Una vida iluminada por el amor


                            Una vida iluminada por el amor



Mi historia con mi padre invidente fue una lección de amor. Una vida que, a pesar de estar rodeada por la oscuridad de sus ojos, estuvo siempre iluminada por su fuerza, su amor y su ejemplo.

Tenía solo cinco años cuando todo empezó. Recuerdo aún el ajetreo, la incertidumbre. Nos llevaron al cuidado de mi abuela —una mujer enérgica y amorosa— mientras mi padre era operado por un desprendimiento de retina. No sé cuántos días estuvimos con ella, pero cada momento quedó grabado en mi memoria. Mi papá regresó con una lista de cuidados que, con el tiempo comprendí, nunca respetó del todo. Volvió a trabajar casi de inmediato. Éramos cinco hijos pequeños, y mi mamá no trabajaba; él sentía que no podía darse el lujo de detenerse.

Menos de un año después, volvió a suceder. Otro desprendimiento. Otra cirugía. Otra lista de cuidados que desobedeció por necesidad y amor a su familia. La tercera vez, ya no hubo vuelta atrás: su retina no pudo recuperarse. La oscuridad se instaló en su vida.

Ese proceso fue doloroso. Ver a un hombre tan activo, tan comprometido, enfrentarse a la pérdida de su vista fue difícil para todos. Mi madre, con una carrera de maestra, volvió al trabajo. Mi padre se quedó en casa, pero no se rindió. Abrió una tienda y, con el apoyo de sus hermanos, comenzó a reconstruir su mundo. No podía conducir más, pero caminaba casi un kilómetro todos los días hasta su negocio. En ese mundo sin luz, nosotros nos convertimos en sus ojos.

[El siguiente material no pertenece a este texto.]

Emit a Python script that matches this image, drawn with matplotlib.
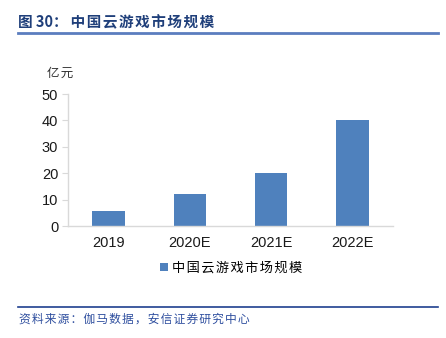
import matplotlib
matplotlib.use("Agg")
import matplotlib.pyplot as plt
from matplotlib.patches import Patch
from matplotlib.lines import Line2D

plt.rcParams['font.family'] = ['Liberation Sans', 'Noto Sans CJK SC', 'DejaVu Sans']

categories = ["2019", "2020E", "2021E", "2022E"]
values = [5.5, 12, 20, 40]
yticks = [0, 10, 20, 30, 40, 50]
title = "图 30：中国云游戏市场规模"
unit = "亿元"
legend_label = "中国云游戏市场规模"
source = "资料来源：伽马数据，安信证券研究中心"


def spaced(s, sp="\u200a"):
    return sp.join(s)


CJK = ['Noto Sans CJK SC', 'DejaVu Sans']

W, H = 446, 338
fig = plt.figure(figsize=(W / 100, H / 100), dpi=100)

ax = fig.add_axes([68 / W, 1 - 226 / H, (393 - 68) / W, (226 - 94) / H])
bar_color = "#4F81BD"
x = list(range(len(categories)))
ax.bar(x, values, width=0.4, color=bar_color, zorder=2)
ax.set_xlim(-0.5, len(categories) - 0.5)
ax.set_ylim(0, 50)
ax.set_yticks(yticks)
ax.set_xticks(x)
ax.set_xticklabels(categories)
for s in ["top", "right"]:
    ax.spines[s].set_visible(False)
for s in ["left", "bottom"]:
    ax.spines[s].set_color("#D9D9D9")
    ax.spines[s].set_linewidth(1.0)
ax.tick_params(axis="y", length=4, color="#D9D9D9", labelsize=10.5, pad=3, labelcolor="#1a1a1a")
ax.tick_params(axis="x", length=0, labelsize=10.5, pad=7, labelcolor="#1a1a1a")

fig.text(60 / W, 1 - 73 / H, spaced(unit), fontsize=9, family=CJK, ha="center", va="center", color="#333333")

handles = [Patch(facecolor=bar_color, edgecolor="none", label=spaced(legend_label))]
fig.legend(handles=handles, loc="center", bbox_to_anchor=(231 / W, 1 - 268 / H), frameon=False,
           prop={'family': CJK, 'size': 9.5}, handlelength=0.6, handleheight=0.6,
           handletextpad=0.3)

fig.text(18 / W, 1 - 22 / H, "图 30：\u200a\u200a" + spaced(title[5:]), fontsize=10.5,
         fontweight="bold", color="#1F3F7A", family=CJK, ha="left", va="center")
fig.add_artist(Line2D([18 / W, 438 / W], [1 - 33 / H, 1 - 33 / H], color="#5B7DBF", linewidth=2))

fig.add_artist(Line2D([18 / W, 438 / W], [1 - 307 / H, 1 - 307 / H], color="#1F3F8F", linewidth=1.2))
fig.text(19 / W, 1 - 319 / H, spaced(source), fontsize=8.5, color="#2F4F9F",
         family=CJK, ha="left", va="center")

fig.savefig("out.png", dpi=100)
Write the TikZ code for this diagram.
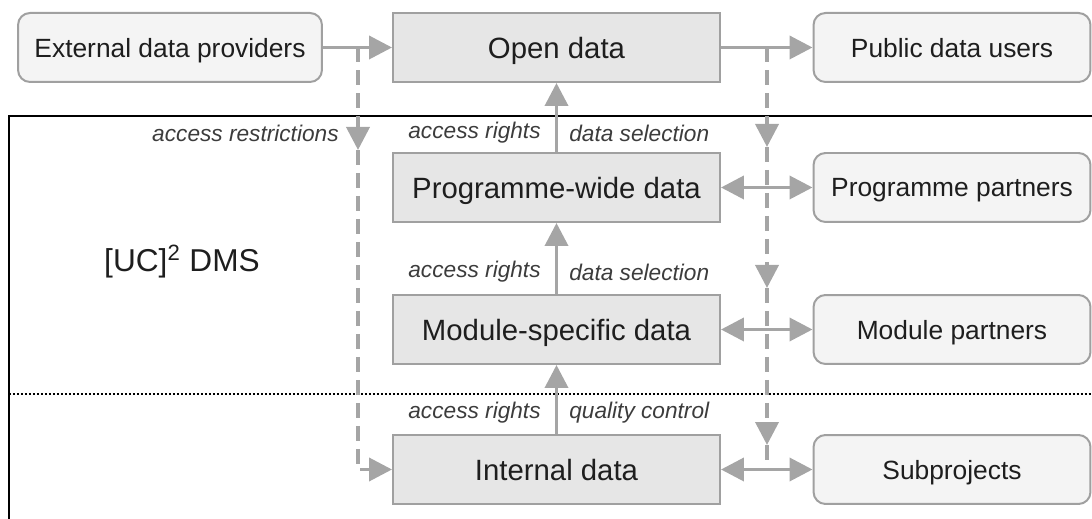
\documentclass[tikz,border=0pt]{standalone}
\usepackage{fontspec}
\setmainfont{Liberation Sans}
\usetikzlibrary{arrows.meta}
\definecolor{linegray}{RGB}{165,165,165}
\definecolor{boxgray}{RGB}{160,160,160}
\definecolor{storefill}{RGB}{230,230,230}
\definecolor{partyfill}{RGB}{244,244,244}
\definecolor{textgray}{RGB}{30,30,30}
\definecolor{lblgray}{RGB}{60,60,60}
\begin{document}
\begin{tikzpicture}[x=0.02cm,y=-0.02cm,
    store/.style={draw=boxgray,line width=0.04cm,fill=storefill,minimum height=1.38cm,
      inner sep=0pt,text depth=0pt,text=textgray,font=\fontsize{16.7}{20}\selectfont},
    party/.style={store,fill=partyfill,rounded corners=0.24cm,font=\fontsize{15}{18}\selectfont},
    lbl/.style={inner sep=0pt,text=lblgray,font=\fontsize{12.9}{15}\selectfont\itshape},
    flow/.style={draw=linegray,line width=0.075cm,-{Triangle[length=0.46cm,width=0.46cm]}},
    twoway/.style={flow,{Triangle[length=0.46cm,width=0.46cm]}-{Triangle[length=0.46cm,width=0.46cm]}},
    restrict/.style={flow,dash pattern=on 0.3cm off 0.16cm},
    plain/.style={restrict,-}]
  \useasboundingbox (0,0) rectangle (1092,519);
  % DMS frame and level divider
  \draw[line width=0.05cm] (9,540) -- (9,116) -- (1110,116);
  \draw[line width=0.045cm,dash pattern=on 0.04cm off 0.04cm] (9,394) -- (1092,394);
  \node[font=\fontsize{18}{22}\selectfont,text=textgray] (dms) at (182,262) {[UC]\textsuperscript{2} DMS};
  % data stores and parties
  \draw
    (170,47.5) node[party,minimum width=6.08cm] (ext){External data providers}
    (556.5,47.5) node[store,minimum width=6.54cm] (open){Open data}
    (952,47.5) node[party,minimum width=5.54cm] (pub){Public data users}
    (556.5,187.5) node[store,minimum width=6.54cm] (prog){Programme-wide data}
    (952,187.5) node[party,minimum width=5.54cm] (progp){Programme partners}
    (556.5,329.5) node[store,minimum width=6.54cm] (mod){Module-specific data}
    (952,329.5) node[party,minimum width=5.54cm] (modp){Module partners}
    (556.5,469.5) node[store,minimum width=6.54cm] (int){Internal data}
    (952,469.5) node[party,minimum width=5.54cm] (sub){Subprojects};
  % labels on the upward flows
  \node[lbl,anchor=east] (ar) at (339,133) {access restrictions};
  \node[lbl,anchor=east] (r1) at (541,133) {access rights};
  \node[lbl,anchor=west] (s1) at (569,133) {data selection};
  \node[lbl,anchor=east] (r2) at (541,272) {access rights};
  \node[lbl,anchor=west] (s2) at (569,272) {data selection};
  \node[lbl,anchor=east] (r3) at (541,413) {access rights};
  \node[lbl,anchor=west] (q3) at (569,413) {quality control};
  % branch points of the dashed lines
  \coordinate (lsplit) at (358,47.5);
  \coordinate (lmid) at (358,150);
  \coordinate (rsplit) at (767,47.5);
  \coordinate (rmid1) at (767,147);
  \coordinate (rmid2) at (767,288);
  \coordinate (rmid3) at (767,445);
  \coordinate (rjoin) at (767,469.5);
  \begin{scope}
    \draw[restrict] (lsplit) to (lmid);
    \draw[restrict] (lmid) |- (int.west);
    \draw[restrict] (rsplit) to (rmid1);
    \draw[restrict] (rmid1) to (rmid2);
    \draw[restrict] (rmid2) to (rmid3);
    \draw[plain] (rmid3) to (rjoin);
    \draw[flow] (ext) to (open);
    \draw[flow] (open) to (pub);
    \draw[flow] (prog) to (open);
    \draw[flow] (mod) to (prog);
    \draw[flow] (int) to (mod);
    \draw[twoway] (prog) to (progp);
    \draw[twoway] (mod) to (modp);
    \draw[twoway] (int) to (sub);
  \end{scope}
\end{tikzpicture}
\end{document}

Lo guiábamos del brazo, sin reclamos, sin negarnos. Mis hermanos y yo lo hacíamos con amor. Él nos enseñó que ayudar no es una carga, sino un acto de cariño. Cuando cumplí siete años nos cambiamos de casa. Él, sin ver, dirigió la construcción. Tenía más de mil metros de patio lleno de escombro. Lo recuerdo gateando, recogiendo piedras en una cubeta, diciéndonos: “Lograremos tener un hermoso jardín”. Y así fue. El pasto creció, las flores florecieron. A pesar de su ceguera, sabía exactamente dónde estaba cada planta.

Nunca usó bastón. Aprendió a guiarse por el tacto, por las bardas, por los sonidos. Su oído se agudizó tanto que podía reconocer a las personas solo por su voz, y más de uno llegó a pensar que sí podía ver. Siempre activo, mantenía los patios limpios, alineados y verdes. Ayudaba con los quehaceres del hogar y jamás lo escuchamos quejarse. Estaba tan enfocado en lo que tenía, que no parecía darle importancia a lo que había perdido.

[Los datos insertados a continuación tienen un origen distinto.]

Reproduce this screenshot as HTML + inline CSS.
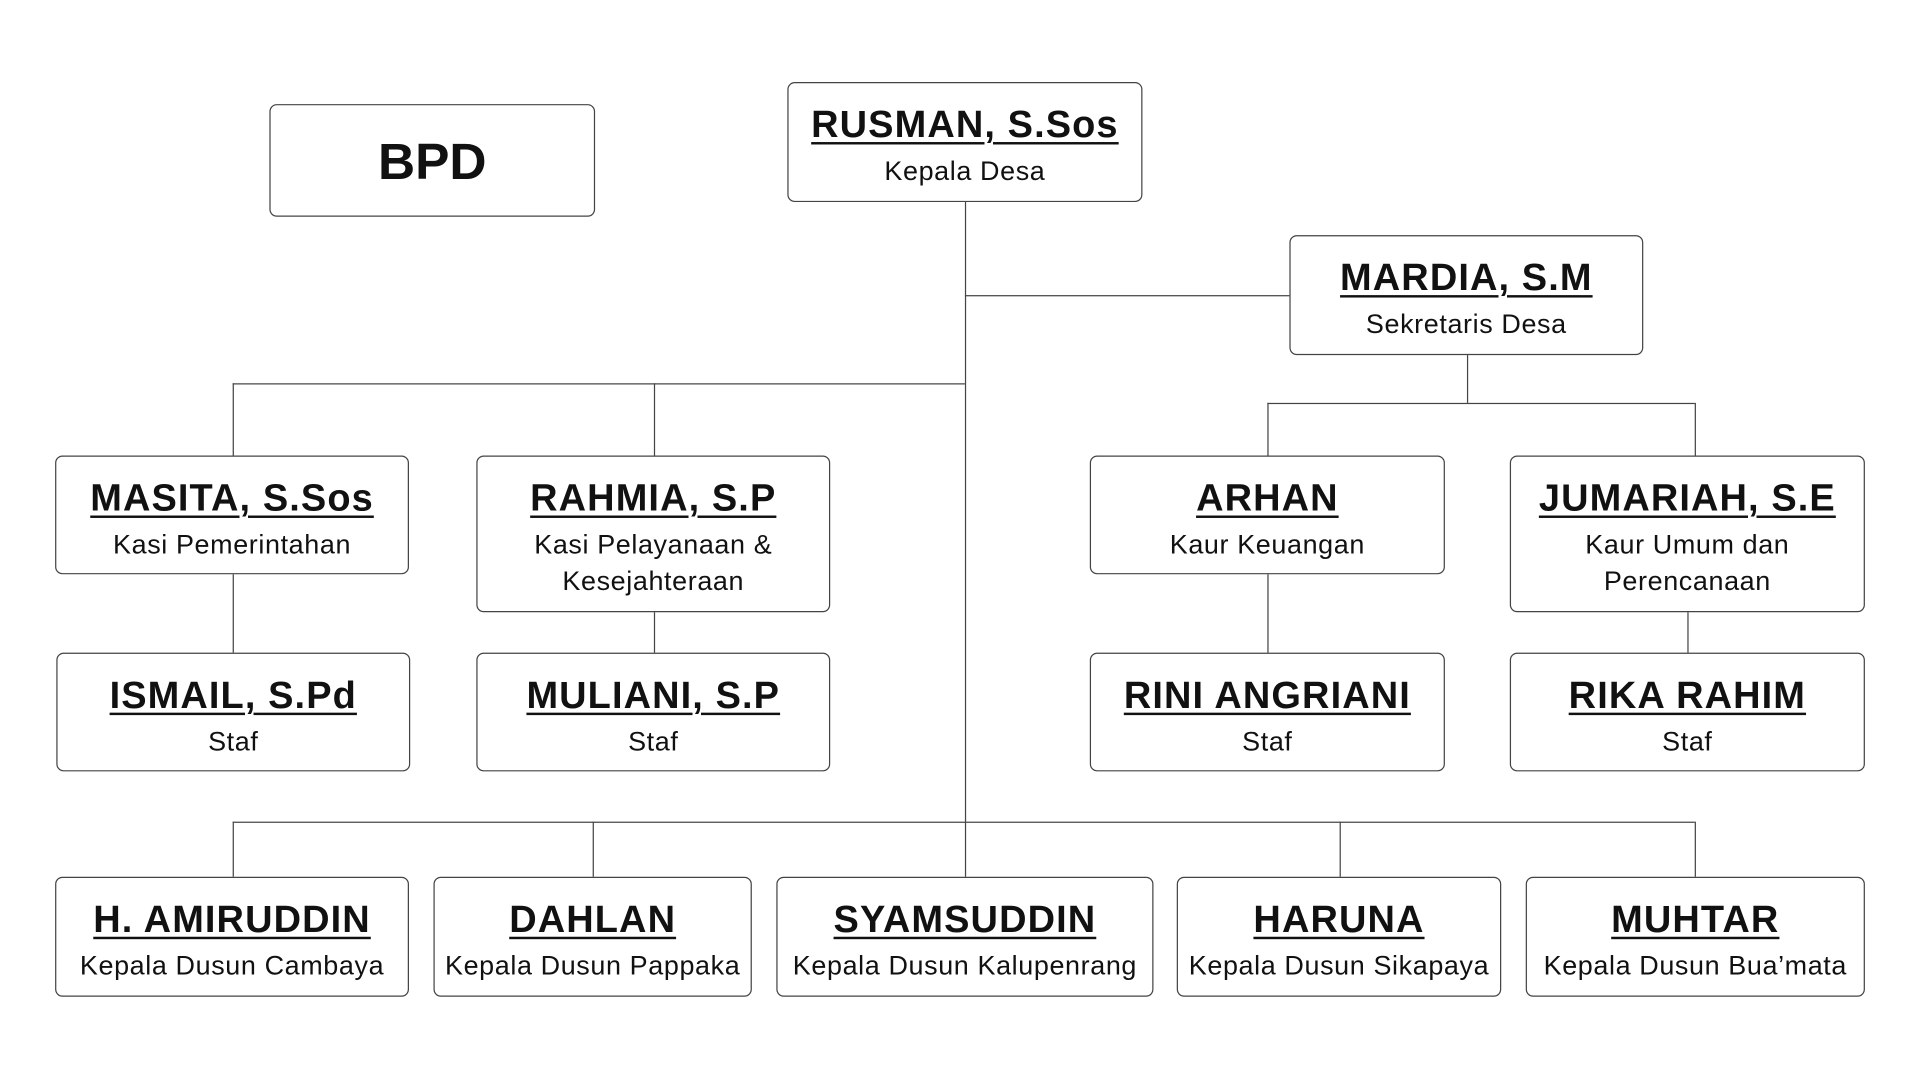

Asistía a una escuela espiritual que lo fortaleció enormemente. Fue su ancla, su luz interna, y también su manera de guiarnos a nosotros por la vida. El 16 de abril de 2016 trascendió. Me resistía a dejarlo ir. Me había preparado, pero cuando llegó el momento, dolió como si no hubiera habido forma de estar lista. Sin embargo, sus palabras siempre vuelven a mí:
“La nostalgia te llegará, pero deberás continuar. Ahora les toca a ustedes conservar esta familia que formé, donde aquí todos nos queremos.”

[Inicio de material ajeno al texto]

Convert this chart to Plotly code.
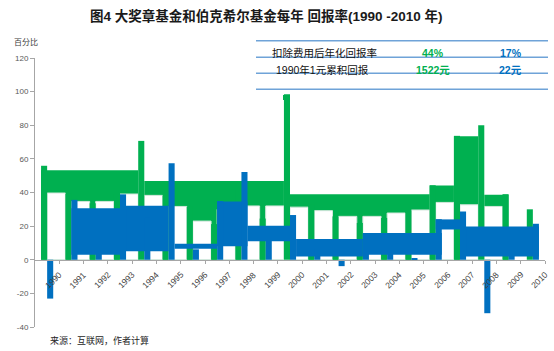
import plotly.graph_objects as go

# ---------------- data ----------------
years = [str(y) for y in range(1990, 2011)]
medallion = [55.9, 39.4, 33.6, 39.1, 70.7, 38.3, 31.5, 21.2, 41.5, 24.5, 98.5,
             33.0, 25.8, 21.9, 24.9, 29.5, 44.3, 73.7, 80.0, 39.0, 30.0]
berkshire = [-23.1, 35.6, 29.8, 38.9, 25.0, 57.4, 6.2, 34.9, 52.2, 19.9, 26.6,
             6.5, -3.8, 15.8, 4.3, 0.8, 24.1, 28.7, -31.8, 2.7, 21.4]

# broken-render green blocks (category units: start, end, top value)
green_block_start = [-0.25, 4.0, 10.0, 15.75, 16.75, 18.0]
green_block_end = [3.75, 9.75, 15.75, 16.75, 17.75, 19.0]
green_block_top = [53.2, 46.8, 39.0, 44.2, 73.4, 38.7]

# white gaps between the green bars (one per year 1990..2008)
gap_top = [39.7, 34.7, 34.7, 39.1, 38.3, 31.7, 23.0, 30.0, 32.0, 32.0,
           31.3, 29.2, 25.8, 25.8, 27.8, 29.6, 34.1, 32.7, 31.7]

# broken-render blue blocks
blue_block_start = [1.0, 3.0, 5.25, 7.0, 8.25, 10.25, 13.0, 16.0, 17.0]
blue_block_end = [3.0, 5.0, 7.0, 8.25, 10.0, 13.0, 16.25, 17.0, 20.25]
blue_block_low = [3.0, 5.0, 6.5, 8.0, 11.0, 2.0, 3.0, 18.0, 2.0]
blue_block_high = [30.7, 32.1, 9.5, 34.7, 20.2, 12.3, 15.9, 24.0, 19.8]

y_ticks = [-40, -20, 0, 20, 40, 60, 80, 100, 120]
y_tick_text = ["-40", "-20", "0", "20", "40", "60", "80", "100", "120"]

table_rows = ["扣除费用后年化回报率", "1990年1元累积回报"]
table_green = ["44%", "1522元"]
table_blue = ["17%", "22元"]

# ---------------- layout helpers ----------------
W, H = 554, 351
ML, MR, MT, MB = 35, 9, 58, 24
PW, PH = W - ML - MR, H - MT - MB


def px(x):
    return (x - ML) / PW


def py(y):
    return (H - MB - y) / PH


GREEN = "#00b050"
BLUE = "#0070c0"
FONT = "Liberation Sans, Arial, Noto Sans CJK SC, sans-serif"
idx = list(range(len(years)))
cat_px = PW / len(years)

fig = go.Figure()

# green blocks
fig.add_bar(
    x=[(s + e) / 2 for s, e in zip(green_block_start, green_block_end)],
    y=green_block_top,
    width=[e - s for s, e in zip(green_block_start, green_block_end)],
    base=0,
    marker=dict(color=GREEN, line=dict(width=0)),
)
# white gaps
fig.add_bar(
    x=list(range(len(gap_top))), y=gap_top, offset=0, width=0.75, base=0,
    marker=dict(color="white", line=dict(color="#d3e6dc", width=1)),
)
# Medallion thin bars
fig.add_bar(x=idx, y=medallion, offset=-0.25, width=0.25,
            marker=dict(color=GREEN, line=dict(width=0)))
# blue blocks
fig.add_bar(
    x=[(s + e) / 2 for s, e in zip(blue_block_start, blue_block_end)],
    y=[h - l for h, l in zip(blue_block_high, blue_block_low)],
    base=blue_block_low,
    width=[e - s for s, e in zip(blue_block_start, blue_block_end)],
    marker=dict(color=BLUE, line=dict(width=0)),
)
# Berkshire thin bars
fig.add_bar(x=idx, y=berkshire, offset=0, width=0.25,
            marker=dict(color=BLUE, line=dict(width=0)))

fig.update_layout(
    width=W, height=H,
    margin=dict(l=ML, r=MR, t=MT, b=MB, autoexpand=False),
    barmode="overlay",
    showlegend=False,
    plot_bgcolor="white", paper_bgcolor="white",
    font=dict(family=FONT, color="#404040"),
    xaxis=dict(
        range=[-0.5, 20.5], tickvals=[i + 0.5 for i in idx],
        showticklabels=False, anchor="free", position=40 / 160,
        showline=True, linecolor="#a6a6a6", linewidth=1,
        ticks="outside", ticklen=3, tickcolor="#a6a6a6",
        showgrid=False, zeroline=False, layer="above traces",
    ),
    yaxis=dict(
        range=[-40, 120], tickvals=y_ticks, ticktext=y_tick_text,
        showline=True, linecolor="#a6a6a6", linewidth=1,
        ticks="outside", ticklen=4, tickcolor="#a6a6a6",
        showgrid=False, zeroline=False, layer="above traces",
        tickfont=dict(size=8, color="#595959", family=FONT),
    ),
)

ann = []
# rotated year labels drawn on top of the bars (placed at category boundaries)
for i, yr in enumerate(years):
    ann.append(dict(text=yr, x=px(ML + (i + 1) * cat_px + 6.0), y=py(268.5),
                    xref="paper", yref="paper",
                    xanchor="right", yanchor="top", textangle=-45, showarrow=False,
                    borderpad=0, font=dict(size=8.5, color="#404040", family=FONT)))
ann.append(dict(text="<b>图4 大奖章基金和伯克希尔基金每年 回报率(1990 -2010 年)</b>",
                x=px(266), y=py(16), xref="paper", yref="paper",
                xanchor="center", yanchor="middle", showarrow=False,
                font=dict(size=13.5, color="#1a1a1a", family=FONT)))
ann.append(dict(text="百分比", x=px(12), y=py(42.5), xref="paper", yref="paper",
                xanchor="left", yanchor="middle", showarrow=False,
                font=dict(size=8, color="#404040", family=FONT)))
ann.append(dict(text="来源：互联网，作者计算", x=px(48), y=py(340.5), xref="paper",
                yref="paper", xanchor="left", yanchor="middle", showarrow=False,
                font=dict(size=9, color="#262626", family=FONT)))

row_y = [53.3, 70.0]
row_x = [324, 322.5]
for r in range(len(table_rows)):
    ann.append(dict(text=table_rows[r], x=px(row_x[r]), y=py(row_y[r]),
                    xref="paper", yref="paper", xanchor="center", yanchor="middle",
                    showarrow=False, font=dict(size=10.5, color="#111111", family=FONT)))
    ann.append(dict(text="<b>" + table_green[r] + "</b>", x=px(433), y=py(row_y[r]),
                    xref="paper", yref="paper", xanchor="center", yanchor="middle",
                    showarrow=False, font=dict(size=10.5, color=GREEN, family=FONT)))
    ann.append(dict(text="<b>" + table_blue[r] + "</b>", x=px(510.5), y=py(row_y[r]),
                    xref="paper", yref="paper", xanchor="center", yanchor="middle",
                    showarrow=False, font=dict(size=10.5, color=BLUE, family=FONT)))
fig.update_layout(annotations=ann)

shapes = []
for ly in [40.7, 57.3, 73.3, 89.3]:
    shapes.append(dict(type="line", xref="paper", yref="paper",
                       x0=px(256), x1=px(548), y0=py(ly), y1=py(ly),
                       line=dict(color="#6fa3d8", width=1.5), layer="above"))
shapes.append(dict(type="rect", xref="paper", yref="paper",
                   x0=px(283), x1=px(288), y0=py(100), y1=py(95),
                   fillcolor=GREEN, line=dict(width=0), layer="above"))
fig.update_layout(shapes=shapes)

fig.write_html("out.html")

Día a día trato de seguir su legado. De aplicar sus enseñanzas. De vivir desde el amor. Porque vivir al lado de un padre invidente no fue oscuridad… fue una vida profundamente iluminada.



A veces creemos que ver es cuestión de ojos, pero hay personas que nos enseñan a mirar con el alma. Mi padre perdió la vista, sí, pero nunca la visión. Nos enseñó que lo esencial no está en lo que se ve, sino en lo que se construye con esfuerzo, esperanza y amor. Hoy entiendo que la verdadera ceguera no es física, sino la de aquellos que no valoran lo que tienen ni luchan por lo que aman. Su vida fue un ejemplo silencioso, firme y lleno de luz. Y su legado sigue guiando nuestros pasos, como si aún tomara nuestro brazo para cruzar con nosotros los caminos difíciles.